I always wanted a way out, a way out of the things which will define me, my work my passion the love which I possess.
Its a life of choices, things which brings you back to the side from where you started, its the thing which defines who you really are,
She was always worried about me, that what if I am unable to perform, what if I loose everything in the thirst of winning that something, She prayed night and day for my welfare, so that I could achieve something, something for which she could say proudly that yes. "He is my son."
Was I doing great, Am I performing the best of what I can?
I always wondered when I sat alone in my thoughts.
Desperate in my own way, willing to take risk and turn time to the side so that I could do what I was entitled to.
It was then when I met her, I was sensitive to love, to the affection and the person I wanted to be. She cared equally and in the same way I did for her.
People called it a mistake, I never questioned their intention it was indeed their perception for this but the only thing what I wanted and wished for was to be true to her.
........................But it was just until that day when we finally set our foot apart in two directions of our own choice.

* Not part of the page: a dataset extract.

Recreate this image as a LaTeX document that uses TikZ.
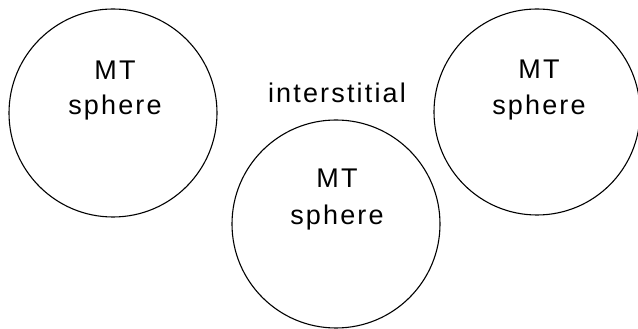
\documentclass[tikz,border=0pt]{standalone}
\usepackage{fontspec}
\setmainfont[LetterSpace=8]{Liberation Sans}
\begin{document}
\begin{tikzpicture}[x=1pt,y=1pt,
  sphere/.style={draw, circle, line width=1.1pt, inner sep=0pt},
  lbl/.style={anchor=base, inner sep=0pt, font=\fontsize{27}{32}\selectfont}]
\useasboundingbox (0,0) rectangle (638,329);
\node[sphere, minimum size=208pt] (left) at (113,216) {};
\node[sphere, minimum size=206pt] (right) at (537,217) {};
\node[sphere, minimum size=208pt] (mid) at (336,105) {};
\node[lbl] (lmt) at (115,249) {MT};
\node[lbl] (lsp) at (115,214) {sphere};
\node[lbl] (rmt) at (539,250) {MT};
\node[lbl] (rsp) at (539,214) {sphere};
\node[lbl] (mmt) at (337,141) {MT};
\node[lbl] (msp) at (337,104) {sphere};
\node[lbl] (inter) at (337,226) {interstitial};
\end{tikzpicture}
\end{document}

I felt for her strongly but I guess I was not mature enough to understand , what it takes to be with someone?
What love is? for a eighteen year guy is completely different to what it is for twenty five.
It has its own meaning and time creates its own likewise.
She(Mom) was happy that I took this step, Society is driven on the perception which we hold from our surrounding, not on love or neither on the logic which one possess. Its crude and rude.
Every spell which I lost created a sense of exposure in me about what I have to do.
It was then when I realized that sometimes you really don't know whats right for that time. Because may be the time was not right for you.
But things always change, You learn every time when you follow the nature routine. The new morning always has something new for you.
My guilt was overcoming my passion, I was loosing my dream, Moreover I was loosing the person i wanted to be.
I believe this was my time, and this was the realisation about what I had to do? And what I am supposed to?
My relationship started from the day it was left. For the day that it could be in Black & White.
The next time when I had to answer for the society norms, I had just one answer to turn to "I realized that My mom always told me never to hurt someone and moreover, I was seeing that light in me, that light which was guiding me to the promise "To never turn back on your words"
That light which was defining "About what commitment and promises are."